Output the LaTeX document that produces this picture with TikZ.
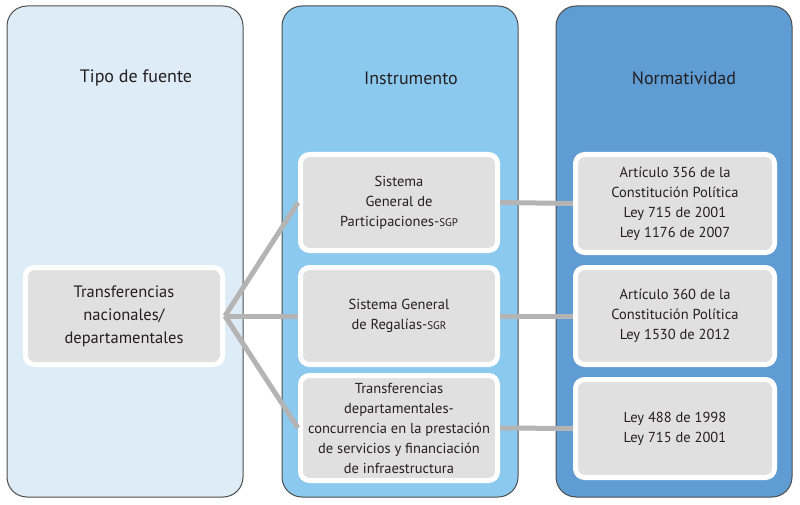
\documentclass[tikz,border=0pt]{standalone}
\usepackage{fontspec}
\setmainfont{PT Sans}
\definecolor{panelA}{HTML}{DEECF8}
\definecolor{panelB}{HTML}{8CC9EF}
\definecolor{panelC}{HTML}{5F9CD4}
\definecolor{boxgray}{HTML}{E1E0E0}
\definecolor{linegray}{HTML}{B4B4B4}
\definecolor{edge}{HTML}{4D4D4D}
\definecolor{ink}{HTML}{231F20}
\tikzset{
  panel/.style={draw=edge, line width=1pt, rounded corners=20pt},
  title/.style={text=ink, font=\fontsize{18}{20}\selectfont, inner sep=0pt},
  itembox/.style={fill=boxgray, draw=white, line width=5pt, rounded corners=9pt,
    align=center, text=ink, inner sep=0pt, font=\fontsize{14.5}{20}\selectfont},
  link/.style={draw=linegray, line width=5pt}
}
\newcommand{\abbr}[1]{{\fontsize{11}{20}\selectfont #1}}
\begin{document}
\begin{tikzpicture}[x=1pt,y=-1pt]
\useasboundingbox (0,0) rectangle (800,505);
\fill[white] (0,0) rectangle (800,505);
% panels
\draw[panel, fill=panelA] (7,6) rectangle (243,497);
\draw[panel, fill=panelB] (282,6) rectangle (518,497);
\draw[panel, fill=panelC] (556,6) rectangle (792,497);
\node[title] (t1) at (136,78) {Tipo de fuente};
\node[title] (t2) at (411,78) {Instrumento};
\node[title] (t3) at (684,78) {Normatividad};
% boxes
\node[itembox, minimum width=197pt, minimum height=97pt, font=\fontsize{16.5}{23}\selectfont] (L) at (124,316)
  {Transferencias\\nacionales/\\departamentales};
\node[itembox, minimum width=197pt, minimum height=96pt] (M1) at (399,202.5)
  {Sistema\\ General de\\Participaciones-\abbr{SGP}};
\node[itembox, minimum width=197pt, minimum height=97pt] (M2) at (399,316)
  {Sistema General\\de Regalías-\abbr{SGR}};
\node[itembox, minimum width=197pt, minimum height=105pt] (M3) at (399,428)
  {Transferencias\\departamentales-\\concurrencia en la prestación\\de servicios y financiación\\de infraestructura};
\node[itembox, minimum width=199pt, minimum height=98pt] (R1) at (675,203.5)
  {Artículo 356 de la\\Constitución Política\\Ley 715 de 2001\\Ley 1176 de 2007};
\node[itembox, minimum width=199pt, minimum height=97pt] (R2) at (675,316)
  {Artículo 360 de la\\Constitución Política\\Ley 1530 de 2012};
\node[itembox, minimum width=199pt, minimum height=98pt] (R3) at (675,428.5)
  {Ley 488 de 1998\\Ley 715 de 2001};
% connectors
\draw[link] (L.east) -- (M1.west);
\draw[link] (L.east) -- (M2.west);
\draw[link] (L.east) -- (M3.west);
\draw[link] (M1.east) -- (R1.west);
\draw[link] (M2.east) -- (R2.west);
\draw[link] (M3.east) -- (R3.west);
\end{tikzpicture}
\end{document}
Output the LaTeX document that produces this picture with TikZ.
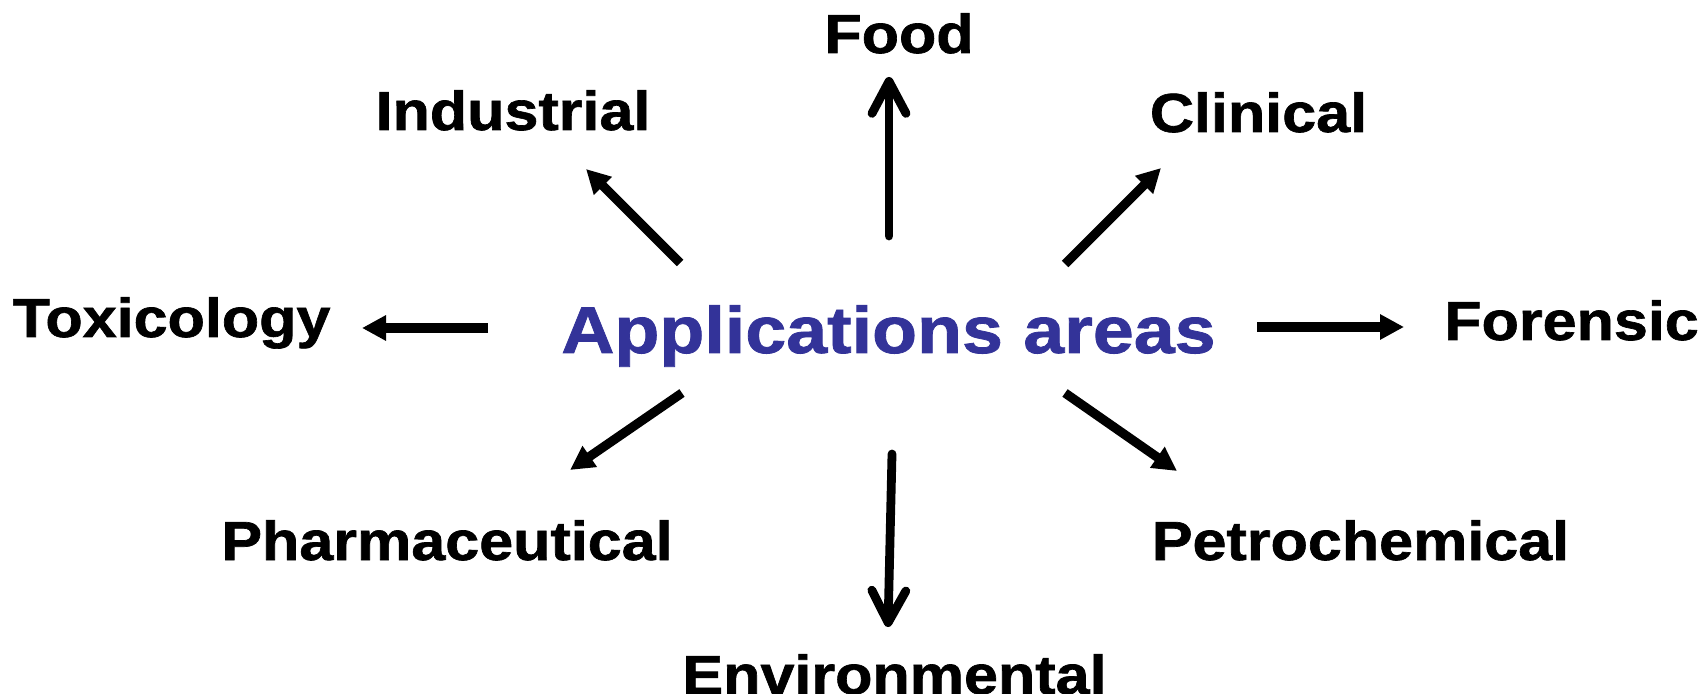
\documentclass[tikz,border=0pt]{standalone}
\usepackage{fontspec}
\usetikzlibrary{arrows.meta}
\newfontfamily\labfont[FakeStretch=1.11,FakeBold=1.2]{Liberation Sans}
\newfontfamily\hubfont[FakeStretch=1.115,FakeBold=1.2]{Liberation Sans}
\definecolor{appblue}{HTML}{333399}
\begin{document}
\begin{tikzpicture}[x=0.5pt,y=-0.5pt,
  lab/.style={inner sep=0pt,outer sep=0pt,anchor=base,font=\labfont\bfseries\fontsize{27.5pt}{30pt}\selectfont},
  hub/.style={inner sep=0pt,outer sep=0pt,anchor=base,text=appblue,font=\hubfont\bfseries\fontsize{33pt}{36pt}\selectfont},
  tri/.style={line width=4.6pt,-{Triangle[length=12pt,width=12pt]}},
  barb/.style={line width=4.4pt,line cap=round,-{Straight Barb[length=16pt,width=17pt,line cap=round,line join=round]}}]
\useasboundingbox (0,0) rectangle (1702,694);
\node[hub] (app) at (888.5,353) {Applications areas};
\node[lab] (food) at (899,53) {Food};
\node[lab] (ind) at (513,130) {Industrial};
\node[lab] (clin) at (1258.5,132) {Clinical};
\node[lab] (tox) at (171.5,337) {Toxicology};
\node[lab] (for) at (1571.5,340) {Forensic};
\node[lab] (pharm) at (447,560) {Pharmaceutical};
\node[lab] (petro) at (1360.5,560) {Petrochemical};
\node[lab] (env) at (894.5,694) {Environmental};
% arrow ends
\coordinate (foodT) at (889,236); \coordinate (foodH) at (889,77);
\coordinate (indT) at (680,263);  \coordinate (indH) at (586,169);
\coordinate (clinT) at (1065,264); \coordinate (clinH) at (1161,168);
\coordinate (toxT) at (488,328);  \coordinate (toxH) at (362,328);
\coordinate (forT) at (1257,327); \coordinate (forH) at (1404,327);
\coordinate (pharmT) at (682,393); \coordinate (pharmH) at (570,470);
\coordinate (envT) at (892,454);  \coordinate (envH) at (888,627);
\coordinate (petroT) at (1065,393); \coordinate (petroH) at (1177,471);
\draw[barb] (foodT) -- (foodH);
\draw[tri] (indT) -- (indH);
\draw[tri] (clinT) -- (clinH);
\draw[tri] (toxT) -- (toxH);
\draw[tri] (forT) -- (forH);
\draw[tri] (pharmT) -- (pharmH);
\draw[barb] (envT) -- (envH);
\draw[tri] (petroT) -- (petroH);
\end{tikzpicture}
\end{document}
::::::::::
• Exercise goal:
Repeat every record above exactly, but leave out any pictures.

• Expected answer:
Output the LaTeX document that produces this picture with TikZ.
\documentclass[tikz,border=0pt]{standalone}
\usepackage{fontspec}
\setmainfont{PT Sans}
\definecolor{panelA}{HTML}{DEECF8}
\definecolor{panelB}{HTML}{8CC9EF}
\definecolor{panelC}{HTML}{5F9CD4}
\definecolor{boxgray}{HTML}{E1E0E0}
\definecolor{linegray}{HTML}{B4B4B4}
\definecolor{edge}{HTML}{4D4D4D}
\definecolor{ink}{HTML}{231F20}
\tikzset{
  panel/.style={draw=edge, line width=1pt, rounded corners=20pt},
  title/.style={text=ink, font=\fontsize{18}{20}\selectfont, inner sep=0pt},
  itembox/.style={fill=boxgray, draw=white, line width=5pt, rounded corners=9pt,
    align=center, text=ink, inner sep=0pt, font=\fontsize{14.5}{20}\selectfont},
  link/.style={draw=linegray, line width=5pt}
}
\newcommand{\abbr}[1]{{\fontsize{11}{20}\selectfont #1}}
\begin{document}
\begin{tikzpicture}[x=1pt,y=-1pt]
\useasboundingbox (0,0) rectangle (800,505);
\fill[white] (0,0) rectangle (800,505);
% panels
\draw[panel, fill=panelA] (7,6) rectangle (243,497);
\draw[panel, fill=panelB] (282,6) rectangle (518,497);
\draw[panel, fill=panelC] (556,6) rectangle (792,497);
\node[title] (t1) at (136,78) {Tipo de fuente};
\node[title] (t2) at (411,78) {Instrumento};
\node[title] (t3) at (684,78) {Normatividad};
% boxes
\node[itembox, minimum width=197pt, minimum height=97pt, font=\fontsize{16.5}{23}\selectfont] (L) at (124,316)
  {Transferencias\\nacionales/\\departamentales};
\node[itembox, minimum width=197pt, minimum height=96pt] (M1) at (399,202.5)
  {Sistema\\ General de\\Participaciones-\abbr{SGP}};
\node[itembox, minimum width=197pt, minimum height=97pt] (M2) at (399,316)
  {Sistema General\\de Regalías-\abbr{SGR}};
\node[itembox, minimum width=197pt, minimum height=105pt] (M3) at (399,428)
  {Transferencias\\departamentales-\\concurrencia en la prestación\\de servicios y financiación\\de infraestructura};
\node[itembox, minimum width=199pt, minimum height=98pt] (R1) at (675,203.5)
  {Artículo 356 de la\\Constitución Política\\Ley 715 de 2001\\Ley 1176 de 2007};
\node[itembox, minimum width=199pt, minimum height=97pt] (R2) at (675,316)
  {Artículo 360 de la\\Constitución Política\\Ley 1530 de 2012};
\node[itembox, minimum width=199pt, minimum height=98pt] (R3) at (675,428.5)
  {Ley 488 de 1998\\Ley 715 de 2001};
% connectors
\draw[link] (L.east) -- (M1.west);
\draw[link] (L.east) -- (M2.west);
\draw[link] (L.east) -- (M3.west);
\draw[link] (M1.east) -- (R1.west);
\draw[link] (M2.east) -- (R2.west);
\draw[link] (M3.east) -- (R3.west);
\end{tikzpicture}
\end{document}
Output the LaTeX document that produces this picture with TikZ.
\documentclass[tikz,border=0pt]{standalone}
\usepackage{fontspec}
\usetikzlibrary{arrows.meta}
\newfontfamily\labfont[FakeStretch=1.11,FakeBold=1.2]{Liberation Sans}
\newfontfamily\hubfont[FakeStretch=1.115,FakeBold=1.2]{Liberation Sans}
\definecolor{appblue}{HTML}{333399}
\begin{document}
\begin{tikzpicture}[x=0.5pt,y=-0.5pt,
  lab/.style={inner sep=0pt,outer sep=0pt,anchor=base,font=\labfont\bfseries\fontsize{27.5pt}{30pt}\selectfont},
  hub/.style={inner sep=0pt,outer sep=0pt,anchor=base,text=appblue,font=\hubfont\bfseries\fontsize{33pt}{36pt}\selectfont},
  tri/.style={line width=4.6pt,-{Triangle[length=12pt,width=12pt]}},
  barb/.style={line width=4.4pt,line cap=round,-{Straight Barb[length=16pt,width=17pt,line cap=round,line join=round]}}]
\useasboundingbox (0,0) rectangle (1702,694);
\node[hub] (app) at (888.5,353) {Applications areas};
\node[lab] (food) at (899,53) {Food};
\node[lab] (ind) at (513,130) {Industrial};
\node[lab] (clin) at (1258.5,132) {Clinical};
\node[lab] (tox) at (171.5,337) {Toxicology};
\node[lab] (for) at (1571.5,340) {Forensic};
\node[lab] (pharm) at (447,560) {Pharmaceutical};
\node[lab] (petro) at (1360.5,560) {Petrochemical};
\node[lab] (env) at (894.5,694) {Environmental};
% arrow ends
\coordinate (foodT) at (889,236); \coordinate (foodH) at (889,77);
\coordinate (indT) at (680,263);  \coordinate (indH) at (586,169);
\coordinate (clinT) at (1065,264); \coordinate (clinH) at (1161,168);
\coordinate (toxT) at (488,328);  \coordinate (toxH) at (362,328);
\coordinate (forT) at (1257,327); \coordinate (forH) at (1404,327);
\coordinate (pharmT) at (682,393); \coordinate (pharmH) at (570,470);
\coordinate (envT) at (892,454);  \coordinate (envH) at (888,627);
\coordinate (petroT) at (1065,393); \coordinate (petroH) at (1177,471);
\draw[barb] (foodT) -- (foodH);
\draw[tri] (indT) -- (indH);
\draw[tri] (clinT) -- (clinH);
\draw[tri] (toxT) -- (toxH);
\draw[tri] (forT) -- (forH);
\draw[tri] (pharmT) -- (pharmH);
\draw[barb] (envT) -- (envH);
\draw[tri] (petroT) -- (petroH);
\end{tikzpicture}
\end{document}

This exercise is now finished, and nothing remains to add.